Entries from a dataset
:::
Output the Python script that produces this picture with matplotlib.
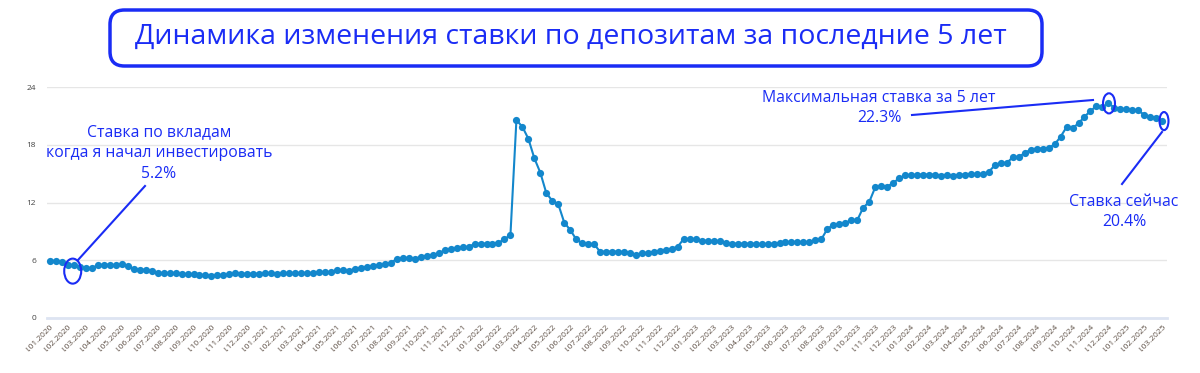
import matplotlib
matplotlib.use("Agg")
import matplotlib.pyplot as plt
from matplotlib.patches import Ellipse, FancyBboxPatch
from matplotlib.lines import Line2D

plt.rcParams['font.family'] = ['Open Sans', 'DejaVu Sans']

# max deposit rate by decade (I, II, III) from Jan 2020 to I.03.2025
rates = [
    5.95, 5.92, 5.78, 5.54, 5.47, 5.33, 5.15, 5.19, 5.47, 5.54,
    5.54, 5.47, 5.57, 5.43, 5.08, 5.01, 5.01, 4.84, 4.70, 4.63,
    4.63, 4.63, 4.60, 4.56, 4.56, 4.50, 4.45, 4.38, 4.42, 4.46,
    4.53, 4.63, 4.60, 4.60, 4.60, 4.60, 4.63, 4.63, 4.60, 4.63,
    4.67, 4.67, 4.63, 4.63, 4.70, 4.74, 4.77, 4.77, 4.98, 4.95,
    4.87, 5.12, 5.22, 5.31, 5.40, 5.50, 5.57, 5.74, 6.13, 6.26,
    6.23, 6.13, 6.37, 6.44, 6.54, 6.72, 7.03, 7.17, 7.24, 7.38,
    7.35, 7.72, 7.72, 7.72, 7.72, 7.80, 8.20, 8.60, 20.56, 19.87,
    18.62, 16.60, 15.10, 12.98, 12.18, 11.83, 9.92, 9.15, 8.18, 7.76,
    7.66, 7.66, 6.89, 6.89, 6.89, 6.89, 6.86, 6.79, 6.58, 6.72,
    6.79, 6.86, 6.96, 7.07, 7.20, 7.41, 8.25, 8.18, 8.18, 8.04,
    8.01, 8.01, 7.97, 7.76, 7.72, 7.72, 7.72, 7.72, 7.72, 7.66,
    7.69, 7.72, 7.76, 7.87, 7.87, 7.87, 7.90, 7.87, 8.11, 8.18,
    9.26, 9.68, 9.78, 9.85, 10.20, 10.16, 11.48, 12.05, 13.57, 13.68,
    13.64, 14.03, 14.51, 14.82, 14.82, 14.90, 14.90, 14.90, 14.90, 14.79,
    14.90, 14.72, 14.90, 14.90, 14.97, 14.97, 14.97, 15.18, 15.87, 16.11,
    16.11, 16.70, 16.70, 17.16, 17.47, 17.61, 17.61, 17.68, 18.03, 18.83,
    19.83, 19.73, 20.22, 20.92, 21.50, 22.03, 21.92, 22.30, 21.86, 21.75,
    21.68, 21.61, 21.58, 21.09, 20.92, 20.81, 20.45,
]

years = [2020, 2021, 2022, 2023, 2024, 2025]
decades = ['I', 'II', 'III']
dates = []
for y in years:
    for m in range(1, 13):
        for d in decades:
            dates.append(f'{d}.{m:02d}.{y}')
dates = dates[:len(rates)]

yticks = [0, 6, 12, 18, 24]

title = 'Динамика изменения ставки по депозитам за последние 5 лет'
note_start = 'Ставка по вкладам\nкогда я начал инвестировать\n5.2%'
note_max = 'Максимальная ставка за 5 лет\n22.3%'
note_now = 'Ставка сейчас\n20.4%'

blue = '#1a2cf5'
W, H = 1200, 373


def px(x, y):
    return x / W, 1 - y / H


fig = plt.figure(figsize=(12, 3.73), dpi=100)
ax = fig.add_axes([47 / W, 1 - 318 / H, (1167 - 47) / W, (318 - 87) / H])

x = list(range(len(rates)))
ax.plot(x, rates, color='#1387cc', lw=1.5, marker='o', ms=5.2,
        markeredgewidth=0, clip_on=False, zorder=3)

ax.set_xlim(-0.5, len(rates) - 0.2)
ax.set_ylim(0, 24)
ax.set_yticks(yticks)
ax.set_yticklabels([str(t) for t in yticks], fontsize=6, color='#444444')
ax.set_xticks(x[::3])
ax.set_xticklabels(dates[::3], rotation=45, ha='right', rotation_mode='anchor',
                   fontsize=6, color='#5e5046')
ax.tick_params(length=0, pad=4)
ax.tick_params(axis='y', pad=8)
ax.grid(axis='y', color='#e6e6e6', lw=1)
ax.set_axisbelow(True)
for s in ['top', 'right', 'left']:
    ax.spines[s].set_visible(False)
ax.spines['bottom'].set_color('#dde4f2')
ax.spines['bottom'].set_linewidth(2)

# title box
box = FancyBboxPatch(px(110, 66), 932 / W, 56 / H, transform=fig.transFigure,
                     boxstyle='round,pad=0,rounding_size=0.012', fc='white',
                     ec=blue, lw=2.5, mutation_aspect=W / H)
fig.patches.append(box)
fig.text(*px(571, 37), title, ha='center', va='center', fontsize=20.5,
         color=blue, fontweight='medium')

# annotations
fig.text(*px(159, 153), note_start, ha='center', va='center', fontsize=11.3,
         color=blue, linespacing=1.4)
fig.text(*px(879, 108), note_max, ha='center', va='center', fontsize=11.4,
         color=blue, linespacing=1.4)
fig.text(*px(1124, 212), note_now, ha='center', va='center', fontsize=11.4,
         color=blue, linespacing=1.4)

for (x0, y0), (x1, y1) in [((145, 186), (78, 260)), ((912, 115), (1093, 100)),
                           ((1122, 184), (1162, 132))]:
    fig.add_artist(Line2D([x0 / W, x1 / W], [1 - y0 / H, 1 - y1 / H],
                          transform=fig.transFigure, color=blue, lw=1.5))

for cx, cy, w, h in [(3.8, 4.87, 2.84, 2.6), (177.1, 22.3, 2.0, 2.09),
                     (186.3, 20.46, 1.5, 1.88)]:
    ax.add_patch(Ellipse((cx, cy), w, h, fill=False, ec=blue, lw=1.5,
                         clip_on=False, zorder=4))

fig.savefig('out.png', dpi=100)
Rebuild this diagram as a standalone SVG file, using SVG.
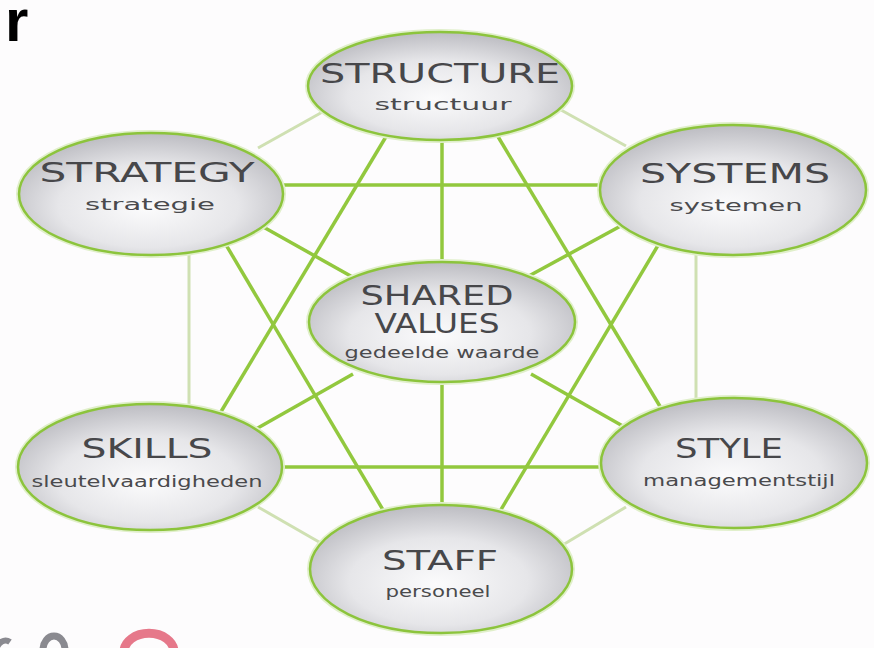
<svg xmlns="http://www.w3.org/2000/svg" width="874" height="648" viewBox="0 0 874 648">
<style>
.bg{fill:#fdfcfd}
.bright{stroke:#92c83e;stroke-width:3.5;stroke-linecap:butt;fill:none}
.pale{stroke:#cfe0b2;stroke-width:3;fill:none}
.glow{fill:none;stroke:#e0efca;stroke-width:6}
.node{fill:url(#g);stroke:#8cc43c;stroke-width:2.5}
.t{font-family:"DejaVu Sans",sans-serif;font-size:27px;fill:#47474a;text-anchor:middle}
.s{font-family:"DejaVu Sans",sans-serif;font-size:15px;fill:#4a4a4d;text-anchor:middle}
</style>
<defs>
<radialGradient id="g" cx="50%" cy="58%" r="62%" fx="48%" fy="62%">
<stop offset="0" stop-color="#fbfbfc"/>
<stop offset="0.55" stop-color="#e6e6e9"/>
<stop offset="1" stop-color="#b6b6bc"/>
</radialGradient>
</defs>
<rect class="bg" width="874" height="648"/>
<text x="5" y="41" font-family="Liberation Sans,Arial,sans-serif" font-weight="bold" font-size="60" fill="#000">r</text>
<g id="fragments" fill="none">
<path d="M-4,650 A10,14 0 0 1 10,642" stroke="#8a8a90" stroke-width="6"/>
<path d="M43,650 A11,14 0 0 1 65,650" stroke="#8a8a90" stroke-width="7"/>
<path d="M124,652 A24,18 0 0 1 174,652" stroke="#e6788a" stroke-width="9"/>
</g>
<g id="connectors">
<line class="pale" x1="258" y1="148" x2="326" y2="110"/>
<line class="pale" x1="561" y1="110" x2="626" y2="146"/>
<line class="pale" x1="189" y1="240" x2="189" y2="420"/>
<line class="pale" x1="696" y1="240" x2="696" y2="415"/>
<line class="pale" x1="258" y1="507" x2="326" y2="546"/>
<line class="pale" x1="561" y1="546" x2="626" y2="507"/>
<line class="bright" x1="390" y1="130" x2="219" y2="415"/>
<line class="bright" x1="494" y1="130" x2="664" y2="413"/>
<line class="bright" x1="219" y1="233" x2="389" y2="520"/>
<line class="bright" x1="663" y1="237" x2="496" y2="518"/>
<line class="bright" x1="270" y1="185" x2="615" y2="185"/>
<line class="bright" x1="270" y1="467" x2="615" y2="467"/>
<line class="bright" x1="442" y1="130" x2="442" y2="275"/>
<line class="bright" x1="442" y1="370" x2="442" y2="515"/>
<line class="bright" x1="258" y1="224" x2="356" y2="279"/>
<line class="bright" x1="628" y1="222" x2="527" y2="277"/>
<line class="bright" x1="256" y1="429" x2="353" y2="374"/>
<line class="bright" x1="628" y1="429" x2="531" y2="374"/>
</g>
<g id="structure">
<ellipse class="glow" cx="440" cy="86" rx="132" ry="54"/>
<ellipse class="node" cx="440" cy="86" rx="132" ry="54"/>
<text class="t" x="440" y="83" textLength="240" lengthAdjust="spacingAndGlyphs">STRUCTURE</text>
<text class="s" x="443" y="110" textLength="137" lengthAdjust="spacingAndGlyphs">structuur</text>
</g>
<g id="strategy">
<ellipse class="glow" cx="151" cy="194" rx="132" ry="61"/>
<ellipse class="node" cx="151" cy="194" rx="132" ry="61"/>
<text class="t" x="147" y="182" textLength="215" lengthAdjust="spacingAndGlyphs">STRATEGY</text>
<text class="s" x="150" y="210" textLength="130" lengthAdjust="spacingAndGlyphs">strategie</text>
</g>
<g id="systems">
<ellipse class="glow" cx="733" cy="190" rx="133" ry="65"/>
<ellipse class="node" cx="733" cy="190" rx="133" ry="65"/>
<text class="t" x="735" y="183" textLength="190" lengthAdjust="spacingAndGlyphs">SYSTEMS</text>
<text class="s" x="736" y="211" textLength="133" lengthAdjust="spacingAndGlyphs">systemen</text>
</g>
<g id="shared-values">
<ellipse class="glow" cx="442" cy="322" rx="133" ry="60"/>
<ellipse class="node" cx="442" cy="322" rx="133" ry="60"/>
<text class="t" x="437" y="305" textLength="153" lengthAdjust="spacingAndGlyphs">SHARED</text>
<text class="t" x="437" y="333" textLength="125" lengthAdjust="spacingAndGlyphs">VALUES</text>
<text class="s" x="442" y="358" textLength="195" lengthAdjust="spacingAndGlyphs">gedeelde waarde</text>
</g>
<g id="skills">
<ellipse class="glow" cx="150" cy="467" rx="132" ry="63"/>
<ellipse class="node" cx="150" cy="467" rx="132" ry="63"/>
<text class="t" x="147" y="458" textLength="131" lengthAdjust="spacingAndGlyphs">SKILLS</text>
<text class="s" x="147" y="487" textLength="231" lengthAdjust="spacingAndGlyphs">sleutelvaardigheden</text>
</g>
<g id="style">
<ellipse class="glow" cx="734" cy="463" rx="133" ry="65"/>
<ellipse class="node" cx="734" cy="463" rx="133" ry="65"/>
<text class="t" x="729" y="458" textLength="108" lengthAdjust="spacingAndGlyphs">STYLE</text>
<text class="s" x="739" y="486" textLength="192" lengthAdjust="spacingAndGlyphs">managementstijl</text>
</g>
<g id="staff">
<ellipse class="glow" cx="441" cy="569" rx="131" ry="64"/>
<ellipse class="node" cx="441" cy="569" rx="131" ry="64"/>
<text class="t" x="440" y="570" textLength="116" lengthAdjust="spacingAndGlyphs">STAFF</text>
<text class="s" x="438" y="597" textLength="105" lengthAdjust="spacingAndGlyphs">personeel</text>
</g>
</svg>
:::
▶ **Exercise directions**:
Skip the pictures. Restate exactly the lines from the start of the entries through the line containing "plt.rcParams['font.family'] = ['Open", both ends included.

▶ **Solution to this exercise**:
Output the Python script that produces this picture with matplotlib.
import matplotlib
matplotlib.use("Agg")
import matplotlib.pyplot as plt
from matplotlib.patches import Ellipse, FancyBboxPatch
from matplotlib.lines import Line2D

plt.rcParams['font.family'] = ['Open Sans', 'DejaVu Sans']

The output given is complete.